* _SOURCE EXCERPT_
········

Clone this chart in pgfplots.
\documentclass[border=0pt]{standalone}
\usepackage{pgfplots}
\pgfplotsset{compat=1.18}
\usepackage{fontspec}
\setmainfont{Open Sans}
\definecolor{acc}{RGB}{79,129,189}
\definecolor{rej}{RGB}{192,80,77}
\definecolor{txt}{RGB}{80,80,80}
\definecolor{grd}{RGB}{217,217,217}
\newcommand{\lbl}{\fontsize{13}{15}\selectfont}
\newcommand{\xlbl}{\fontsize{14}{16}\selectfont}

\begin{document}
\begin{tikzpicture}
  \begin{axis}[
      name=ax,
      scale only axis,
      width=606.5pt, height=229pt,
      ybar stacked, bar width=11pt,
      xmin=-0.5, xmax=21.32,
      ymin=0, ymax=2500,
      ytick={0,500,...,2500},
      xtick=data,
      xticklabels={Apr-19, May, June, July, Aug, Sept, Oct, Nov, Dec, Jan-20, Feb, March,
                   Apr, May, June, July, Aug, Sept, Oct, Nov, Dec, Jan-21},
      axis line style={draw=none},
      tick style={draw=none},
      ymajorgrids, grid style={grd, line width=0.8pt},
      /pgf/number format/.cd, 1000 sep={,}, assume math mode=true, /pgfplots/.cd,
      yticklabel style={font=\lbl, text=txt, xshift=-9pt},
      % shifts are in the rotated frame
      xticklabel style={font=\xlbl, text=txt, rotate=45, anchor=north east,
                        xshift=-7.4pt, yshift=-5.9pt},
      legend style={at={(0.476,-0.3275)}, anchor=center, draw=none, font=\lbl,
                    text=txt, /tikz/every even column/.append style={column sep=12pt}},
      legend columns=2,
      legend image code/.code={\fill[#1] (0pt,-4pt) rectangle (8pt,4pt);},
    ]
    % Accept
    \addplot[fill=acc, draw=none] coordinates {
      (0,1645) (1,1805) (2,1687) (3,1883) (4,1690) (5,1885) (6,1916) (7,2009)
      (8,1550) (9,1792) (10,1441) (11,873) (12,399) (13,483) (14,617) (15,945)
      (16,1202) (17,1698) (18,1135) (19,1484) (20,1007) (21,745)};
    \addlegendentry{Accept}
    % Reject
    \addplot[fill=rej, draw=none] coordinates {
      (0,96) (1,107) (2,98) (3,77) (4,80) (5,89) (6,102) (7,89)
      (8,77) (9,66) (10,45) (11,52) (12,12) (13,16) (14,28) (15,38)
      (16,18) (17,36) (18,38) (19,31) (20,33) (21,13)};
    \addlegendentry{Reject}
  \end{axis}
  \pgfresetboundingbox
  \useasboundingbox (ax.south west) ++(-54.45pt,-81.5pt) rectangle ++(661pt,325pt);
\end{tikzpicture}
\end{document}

········

* _REQUEST_
Please return the data above exactly as given.

* _RESPONSE BELOW_
Clone this chart in pgfplots.
\documentclass[border=0pt]{standalone}
\usepackage{pgfplots}
\pgfplotsset{compat=1.18}
\usepackage{fontspec}
\setmainfont{Open Sans}
\definecolor{acc}{RGB}{79,129,189}
\definecolor{rej}{RGB}{192,80,77}
\definecolor{txt}{RGB}{80,80,80}
\definecolor{grd}{RGB}{217,217,217}
\newcommand{\lbl}{\fontsize{13}{15}\selectfont}
\newcommand{\xlbl}{\fontsize{14}{16}\selectfont}

\begin{document}
\begin{tikzpicture}
  \begin{axis}[
      name=ax,
      scale only axis,
      width=606.5pt, height=229pt,
      ybar stacked, bar width=11pt,
      xmin=-0.5, xmax=21.32,
      ymin=0, ymax=2500,
      ytick={0,500,...,2500},
      xtick=data,
      xticklabels={Apr-19, May, June, July, Aug, Sept, Oct, Nov, Dec, Jan-20, Feb, March,
                   Apr, May, June, July, Aug, Sept, Oct, Nov, Dec, Jan-21},
      axis line style={draw=none},
      tick style={draw=none},
      ymajorgrids, grid style={grd, line width=0.8pt},
      /pgf/number format/.cd, 1000 sep={,}, assume math mode=true, /pgfplots/.cd,
      yticklabel style={font=\lbl, text=txt, xshift=-9pt},
      % shifts are in the rotated frame
      xticklabel style={font=\xlbl, text=txt, rotate=45, anchor=north east,
                        xshift=-7.4pt, yshift=-5.9pt},
      legend style={at={(0.476,-0.3275)}, anchor=center, draw=none, font=\lbl,
                    text=txt, /tikz/every even column/.append style={column sep=12pt}},
      legend columns=2,
      legend image code/.code={\fill[#1] (0pt,-4pt) rectangle (8pt,4pt);},
    ]
    % Accept
    \addplot[fill=acc, draw=none] coordinates {
      (0,1645) (1,1805) (2,1687) (3,1883) (4,1690) (5,1885) (6,1916) (7,2009)
      (8,1550) (9,1792) (10,1441) (11,873) (12,399) (13,483) (14,617) (15,945)
      (16,1202) (17,1698) (18,1135) (19,1484) (20,1007) (21,745)};
    \addlegendentry{Accept}
    % Reject
    \addplot[fill=rej, draw=none] coordinates {
      (0,96) (1,107) (2,98) (3,77) (4,80) (5,89) (6,102) (7,89)
      (8,77) (9,66) (10,45) (11,52) (12,12) (13,16) (14,28) (15,38)
      (16,18) (17,36) (18,38) (19,31) (20,33) (21,13)};
    \addlegendentry{Reject}
  \end{axis}
  \pgfresetboundingbox
  \useasboundingbox (ax.south west) ++(-54.45pt,-81.5pt) rectangle ++(661pt,325pt);
\end{tikzpicture}
\end{document}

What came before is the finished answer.